“Women are not interested politics Kelly, that’s why I voted against it.”
So said a member of my CLP, when explaining why he voted against an AWS (All Women’s Shortlist) motion. Of course, this comment was no surprise to me. Years as a political activist have shown me time and time again that, for many, the idea that women do not belong in politics persists.
When the first women entered Parliament, beginning with Nancy Astor in 1919, The Palace of Westminster was not designed for women at all. The only women’s toilet was a quarter of a mile from the debating chamber and a small staff room in the basement, known as ‘the dungeon’ was designated The Lady’s Members Room.
Women were expected to use this as an office, changing room and everything else. Meanwhile men had access to baths, dining rooms and a smoking room. Things have largely continued in the same vein- with women expected to adapt to the political system, as it is, with little thought given to how it could change to incorporate the realities of womens’ lives.
This surely, is one main reason why women remain so underrepresented in all layers of government.
Take maternity: in 1976 Labour MP Helene Hayman became the first sitting MP to give birth. When her son was 10 days old she asked the Conservative Whip if she could be paired in order to miss a vote, and received a negative response. Labour Whips refused her the time off so she came, baby in tow, forced to breastfeed the child in the only suitable place, which happened to be Shirley Williams office. A senior Conservative called the police when she left the baby with his nanny in the Ladies Members room while she voted.
And so things continued like this until last year, Liberal Democrat Jo Swinson was ‘furious’ after Tory Barndon Lewis, who she was paired with, voted in a Brexit vote while she was on maternity leave. This led to Labour MP Tulip Siddiq, delaying a planned caesarean, in case the same thing happened to her. The outcry over this led to a temporary standing order being introduced to allow new parents to vote by proxy, with Tulip making history when Vicky Foxworthy voted in her behalf in January.
In 2010 a nursery was put in the Palace of Westminster. Predictably, a complaint followed – about the loss of the bar, about the ‘waste of money’ and, of course, that this was a ‘perk for women.’

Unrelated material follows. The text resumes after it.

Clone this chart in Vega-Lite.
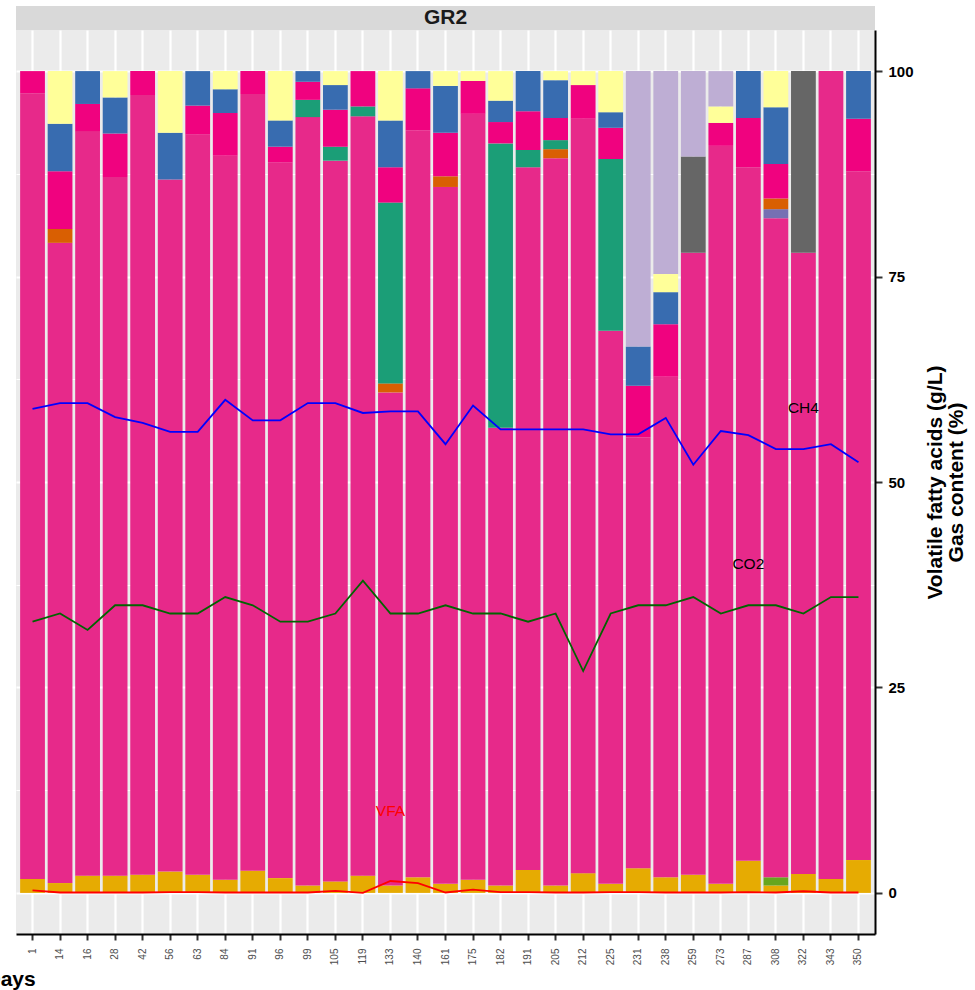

The numerous bars which adorn the building are apparently not a perk worthy of comment. The fact is the changeable nature of Parliamentary debates, with urgent questions and the like, make planning childcare incredibly difficult, for staff as well as Members and a nursery helps.

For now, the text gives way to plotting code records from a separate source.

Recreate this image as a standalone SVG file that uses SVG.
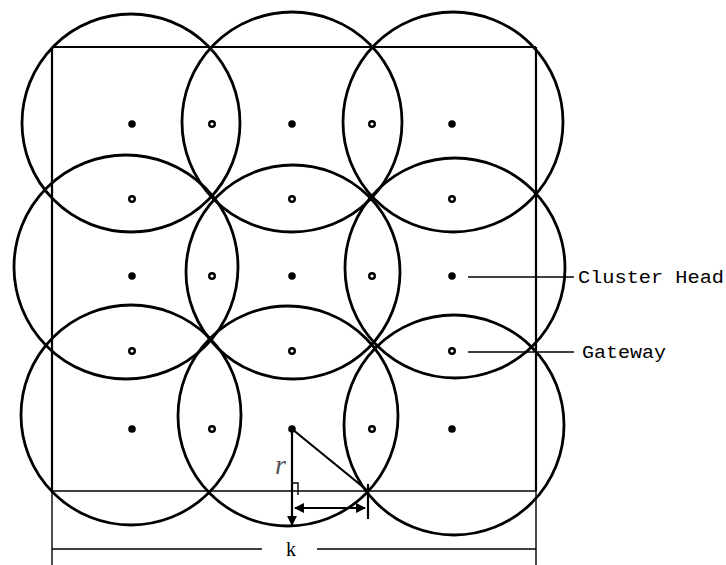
<svg xmlns="http://www.w3.org/2000/svg" width="726" height="565" viewBox="0 0 726 565">
<style>
.c{fill:none;stroke:#000;stroke-width:2.8}
.sq{fill:none;stroke:#000;stroke-width:2.2}
.thin{fill:none;stroke:#000;stroke-width:1.4}
.ch{fill:#000}
.gw{fill:#fff;stroke:#000;stroke-width:2.4}
.lbl{font-family:"Liberation Mono",monospace;font-size:19px;fill:#000}
</style>
<defs>
<marker id="ah" viewBox="0 0 10 10" refX="9" refY="5" markerWidth="4.5" markerHeight="4.5" orient="auto-start-reverse" markerUnits="strokeWidth">
<path d="M0,0 L10,5 L0,10 z" fill="#000"/>
</marker>
</defs>
<rect width="726" height="565" fill="#fff"/>
<g id="region">
<line class="sq" x1="52" y1="47" x2="536" y2="47"/>
<line class="sq" x1="52" y1="47" x2="52" y2="491"/>
<line class="sq" x1="536" y1="47" x2="536" y2="491"/>
<line class="thin" x1="52" y1="491" x2="536" y2="491"/>
<line class="thin" x1="52" y1="491" x2="52" y2="565"/>
<line class="thin" x1="536" y1="491" x2="536" y2="565"/>
</g>
<g id="circles">
<circle class="c" cx="131" cy="123" r="109"/>
<circle class="c" cx="292" cy="122" r="110"/>
<circle class="c" cx="453" cy="122" r="110"/>
<circle class="c" cx="126" cy="267" r="112"/>
<circle class="c" cx="293" cy="272" r="107"/>
<circle class="c" cx="455" cy="268" r="110"/>
<circle class="c" cx="131" cy="415" r="110"/>
<circle class="c" cx="288" cy="416" r="110"/>
<circle class="c" cx="454" cy="425" r="110"/>
</g>
<g id="cluster-heads">
<circle class="ch" cx="132" cy="124" r="3.8"/>
<circle class="ch" cx="292" cy="124" r="3.8"/>
<circle class="ch" cx="452" cy="124" r="3.8"/>
<circle class="ch" cx="132" cy="276" r="3.8"/>
<circle class="ch" cx="292" cy="276" r="3.8"/>
<circle class="ch" cx="452" cy="276" r="3.8"/>
<circle class="ch" cx="132" cy="429" r="3.8"/>
<circle class="ch" cx="292" cy="429" r="3.8"/>
<circle class="ch" cx="452" cy="429" r="3.8"/>
</g>
<g id="gateways">
<circle class="gw" cx="212" cy="124" r="2.8"/>
<circle class="gw" cx="372" cy="124" r="2.8"/>
<circle class="gw" cx="132" cy="199" r="2.8"/>
<circle class="gw" cx="292" cy="199" r="2.8"/>
<circle class="gw" cx="452" cy="199" r="2.8"/>
<circle class="gw" cx="212" cy="276" r="2.8"/>
<circle class="gw" cx="372" cy="276" r="2.8"/>
<circle class="gw" cx="132" cy="351" r="2.8"/>
<circle class="gw" cx="292" cy="351" r="2.8"/>
<circle class="gw" cx="452" cy="351" r="2.8"/>
<circle class="gw" cx="212" cy="429" r="2.8"/>
<circle class="gw" cx="372" cy="429" r="2.8"/>
</g>
<g id="connectors">
<line class="thin" x1="468" y1="277" x2="574" y2="277"/>
<line class="thin" x1="468" y1="352" x2="574" y2="352"/>
<line x1="292" y1="429" x2="292" y2="525" stroke="#000" stroke-width="2.2" marker-end="url(#ah)"/>
<line x1="292" y1="429" x2="368" y2="491" stroke="#000" stroke-width="2.2"/>
<line x1="295" y1="508" x2="365" y2="508" stroke="#000" stroke-width="2.2" marker-start="url(#ah)" marker-end="url(#ah)"/>
<line x1="368" y1="484" x2="368" y2="519" stroke="#000" stroke-width="2.2"/>
<polyline points="292,483 298,483 298,495" fill="none" stroke="#000" stroke-width="1.4"/>
<line class="thin" x1="52" y1="549" x2="262" y2="549"/>
<line class="thin" x1="317" y1="549" x2="536" y2="549"/>
</g>
<g id="labels">
<text class="lbl" x="578" y="283" textLength="146" lengthAdjust="spacingAndGlyphs">Cluster Head</text>
<text class="lbl" x="582" y="358" textLength="84" lengthAdjust="spacingAndGlyphs">Gateway</text>
<text x="275" y="474" font-family="Liberation Serif,serif" font-style="italic" font-size="28" fill="#555">r</text>
<text x="286" y="556" font-family="Liberation Serif,serif" font-size="20" fill="#000">k</text>
</g>
</svg>
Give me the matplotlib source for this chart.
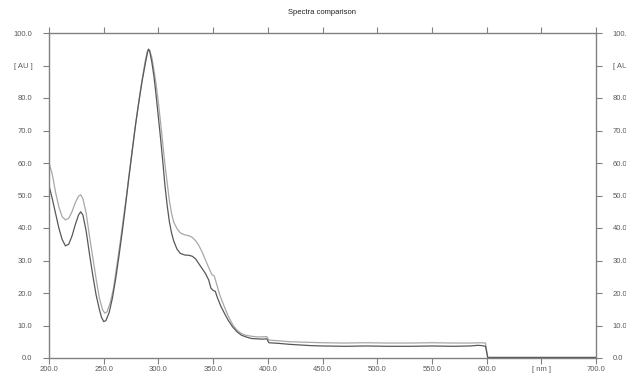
import numpy as np
import matplotlib
matplotlib.use("Agg")
import matplotlib.pyplot as plt

plt.rcParams["font.family"] = ["Liberation Sans", "DejaVu Sans"]

################################
# DATA
################################

# spectrum 1 (light grey, upper curve)
wl_a = [200, 203, 206, 209, 212, 215, 218, 221, 224, 227, 229, 231, 234, 237,
        240, 243, 246, 249, 251, 253, 256, 259, 262, 265, 268, 271, 274, 277,
        280, 283, 286, 288, 290, 291, 292, 294, 296, 298, 300, 302, 304, 306,
        308, 310, 312, 314, 317, 320, 324, 328, 331, 334, 337, 340, 343, 346,
        349, 351, 353, 356, 360, 364, 368, 372, 376, 380, 385, 390, 395, 399,
        401, 410, 420, 430, 440, 450, 470, 490, 510, 530, 550, 570, 585, 595,
        599, 601, 620, 650, 680, 700]
ab_a = [60.0, 56.5, 51.0, 46.5, 43.5, 42.5, 43.0, 45.0, 47.8, 49.8, 50.2, 49.0,
        44.5, 37.5, 31.0, 24.5, 18.5, 14.8, 13.8, 14.2, 17.0, 21.5, 28.5, 35.5,
        43.0, 50.5, 58.5, 66.5, 74.0, 81.0, 87.5, 91.5, 94.5, 95.0, 94.6, 92.5,
        88.5, 84.0, 78.5, 72.5, 66.0, 59.5, 54.0, 48.5, 44.5, 41.8, 39.8, 38.5,
        37.9, 37.6, 37.1, 36.1, 34.6, 32.6, 30.2, 27.8, 25.6, 25.3, 23.0, 19.5,
        16.0, 12.8, 10.2, 8.5, 7.5, 7.0, 6.7, 6.5, 6.5, 6.6, 5.5, 5.3, 5.0, 4.9,
        4.8, 4.7, 4.6, 4.7, 4.6, 4.6, 4.7, 4.6, 4.6, 4.7, 4.6, 0.2, 0.2, 0.2,
        0.2, 0.2]

# spectrum 2 (dark grey, lower curve)
wl_b = [200, 203, 206, 209, 212, 215, 218, 221, 224, 227, 229, 231, 234, 237,
        240, 243, 246, 248, 250, 252, 255, 258, 261, 264, 267, 270, 273, 276,
        279, 282, 285, 288, 290, 291, 292, 294, 296, 298, 300, 302, 304, 306,
        308, 310, 312, 314, 317, 320, 324, 328, 331, 334, 337, 340, 343, 346,
        348, 350, 352, 354, 357, 360, 364, 368, 372, 376, 380, 385, 390, 395,
        399, 401, 410, 420, 430, 440, 450, 470, 490, 510, 530, 550, 570, 585,
        592, 596, 599, 601, 620, 650, 680, 700]
ab_b = [53.0, 49.0, 44.5, 40.0, 36.5, 34.5, 35.0, 37.5, 41.0, 44.0, 45.0, 44.0,
        39.0, 32.0, 25.5, 19.5, 15.0, 12.5, 11.2, 11.5, 14.0, 18.5, 24.5, 31.5,
        39.0, 47.0, 55.5, 63.5, 71.5, 78.5, 85.0, 90.5, 94.0, 95.0, 94.5, 91.0,
        86.5, 80.5, 74.0, 67.5, 60.5, 53.0, 47.0, 42.0, 38.5, 36.0, 33.5, 32.2,
        31.7, 31.6, 31.3, 30.5, 29.0, 27.5, 26.0, 24.0, 21.5, 20.8, 20.5, 18.5,
        16.0, 14.0, 11.5, 9.5, 8.0, 7.0, 6.5, 6.0, 5.9, 5.8, 5.9, 4.7, 4.5, 4.2,
        4.0, 3.8, 3.7, 3.6, 3.7, 3.6, 3.6, 3.7, 3.6, 3.7, 3.9, 3.8, 3.6, 0.15,
        0.15, 0.15, 0.15, 0.15]

x_ticks = [200, 250, 300, 350, 400, 450, 500, 550, 600, 650, 700]
x_labels = ["200.0", "250.0", "300.0", "350.0", "400.0", "450.0", "500.0",
            "550.0", "600.0", "[ nm ]", "700.0"]
y_ticks = [0, 10, 20, 30, 40, 50, 60, 70, 80, 90, 100]
y_labels = ["0.0", "10.0", "20.0", "30.0", "40.0", "50.0", "60.0", "70.0",
            "80.0", "[ AU ]", "100.0"]

################################
# PLOT
################################

axis_grey = "#808080"
text_grey = "#5a5a5a"

fig = plt.figure(figsize=(6.26, 3.75), dpi=100)
ax = fig.add_axes([49 / 626, 17 / 375, 547 / 626, 325 / 375])

ax.plot(wl_a, ab_a, color="#a8a8a8", linewidth=0.9)
ax.plot(wl_b, ab_b, color="#585858", linewidth=0.9)

ax.set_xlim(200, 700)
ax.set_ylim(0, 100)

ax.set_xticks(x_ticks)
ax.set_xticklabels(x_labels)
ax.set_yticks(y_ticks)
ax.set_yticklabels(y_labels)

for spine in ax.spines.values():
    spine.set_color(axis_grey)
    spine.set_linewidth(1.0)

ax.tick_params(axis="both", direction="out", length=4, width=0.8,
               color=axis_grey, labelcolor=text_grey, labelsize=5.5)
ax.tick_params(axis="y", left=True, right=True, labelleft=True,
               labelright=True, pad=8)
ax.tick_params(axis="x", bottom=True, top=True, labelbottom=True,
               labeltop=False, pad=2)

ax.set_title("Spectra comparison", fontsize=5.5, color="#222222", pad=14)

plt.savefig("out.png", dpi=100)
plt.close()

Last week Parliament debated making the place more family friendly and accessible.
Ellie Reeves said:
“If Parliament is to be truly representative of these we seek to serve, we must continue to look at ways to break down barriers for those who might consider putting themselves forward for public office.”
Why have we not done this already?
This week MP Stella Creasy announced her pregnancy. At the same time she bravely told of her experiences of suffering miscarriages and having to continue with her work as an MP while bleeding and in pain. MPs from all parties have commented in support of her campaign for maternity leave for MPs.
The Independent Parliamentary Standards Authority (Ipsa) regulates the pay of MPs and authorised the budgets they claim for their work. It does not ‘recognise’ that MPs may go on maternity leave and so bears no responsibility to make provision for any paid cover for what they do outside the parliamentary chamber like campaigns and constituency casework.
In Denmark a member of the national parliament would have a substitute MP appointed. Stella said she felt “forced to choose between being a mum and an MP.”
How many great people are we missing out on because Parliament does not account for the simple fact women have babies?
Why is all the responsibility on the mother, rather than on the structure which is oppressive in penalising parents who wish to serve?
Then there is council, where women and people under 60 continue to be poorly represented, which is a shame because councils should be representative of all groups within the community.
I know that when my children were under 5 I knew much more about local provisions for preschoolers, what was available and what was missing than I do now. That’s not to say I don’t try to be an effective voice for mums battling with services I no longer use, as I will for anyone, but there is no doubt that councils benefit from people with a broad range of experiences – and at the moment that is rare.
I could not have dreamt of standing for council when my children (now ages 12 and 9) were younger as I could not possibly have been attending committees within days of their births, or managed bath time routines around late meetings, or canvassed while breastfeeding.
Being a councillor and a mum is difficult: late meetings, casework, reports to read, but I love it. Representing my community is what I always wanted and I am sure there are many other women like me who dare not put themselves forward because the systems are not in place to support them.
It may surprise people to learn that there is no expectation of time off for anyone who has recently given birth, from council work. Only around 5% of councils have baby leave policies. I’ve heard female councillors being told they must attend meetings within weeks of giving birth and feeling shamed for not ‘pulling their weight.’ This is not good for them, and frankly it is not good for our society.
Until we act to change things we will continue to exclude people from standing and will not get the representation we need.